With youthful optimism, Karina and I agreed to meet at a certain camping site about 40 km north of Marseille. I took the train down, stayed overnight at a cheap hotel, then hitched up to the camping site. It was well-known to travelling students, had noticeboards full of messages from those passing through, trying to reconnect with their buddies. I decided not to stay there, but left a note.
Back in Marseille, I realised I must change my hotel to an even cheaper one, on the Canebière, where my room was no more than a windowless cupboard under the stairs, the walls thin, with an Algerian couple for neighbours, she coughing with consumptive desperation, and heart-rending rows breaking out regularly between them. I read Apollinaire (Alcools was on my course reading-list) and Moby Dick. I spent my waiting days a-wandering, meeting sometimes an exiled Englishwoman, also stranded in Marseille, for unstated reasons. She told me of a man who the previous day had tried to molest her. She had summoned aid from a passing policeman, but he tried to molest her too. Who would rescue her this time? It was a tall sentry from the Foreign Legion barracks, who left his post and chased away the policeman. He guaranteed that all his comrades would do the same, and ask nothing in return. So she spent her days on the rocky beach opposite the barracks, reading her novels, taking an occasional swim, feeling safe. We had this one thing in common, that we were waiting.

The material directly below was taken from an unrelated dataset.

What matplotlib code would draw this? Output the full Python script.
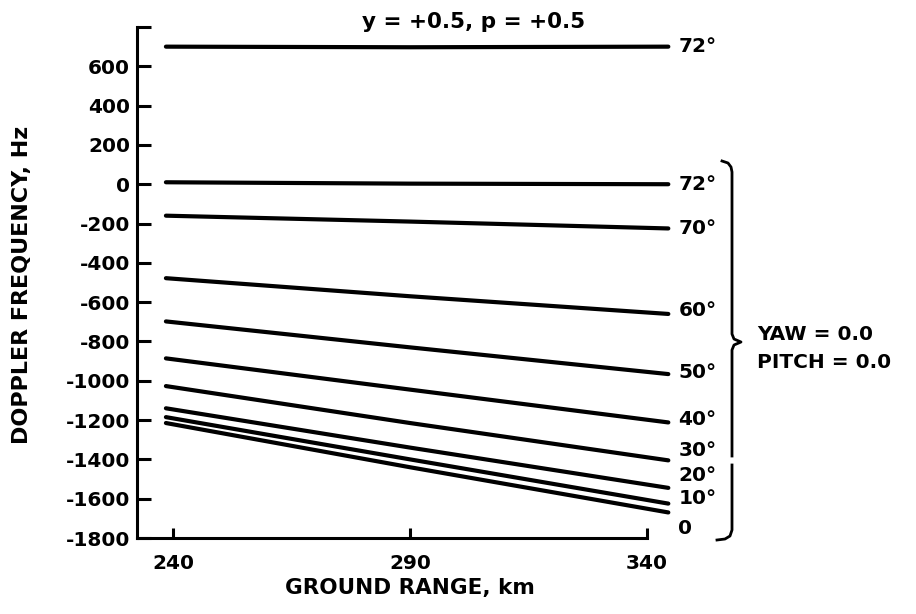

My money was running out. I couldn’t wait any longer for Karina—I’d been here four weeks—so I decided to go on to Florence, where some fellow-students would be sure to lend me some cash. I’d earned a little in Paris from decorating George Whitman’s girl-friend’s flat; when that ran out I’d sold all my things to Algerians in Marseille. Now I had no means of continuing to pay the daily rent on my room, and my food-money was used-up too. One Friday afternoon, about five, I came in from the dazzling sunshine and heard a radio playing “Apache”, an instrumental hit by the Shadows. It lifted my spirits. The landlady gave me a telegram, which said my parents were sending a bank draft of £25. But the bank wasn’t open till Tuesday. Hope filled my belly for a few days. I paid the landlady, got a train to Florence, found the fellow-students after some days. Again, my money ran out. I got a job as assistant to a cinematographer making an educational movie about Michelangelo. But that’s a tale for another day.
Thirty-five years later, I picked up a hitchhiker in England. Our conversation turned to hitchhiking in France. He told me how he’d once had all his money and belongings stolen when he’d hitched a lift and the driver had asked him to get some cigarettes at a service station, and then driven off with all his things. He also told me about a girl who went to a rendezvous in the south of France, but the boy wasn’t there and she waited, and couldn’t manage to contact him … “Oh, that must have been me,” I said. Was it Karina yearning for me as I yearned for her, each blaming ourself for having missed the other? It must have been, and it makes me feel bad to think of it.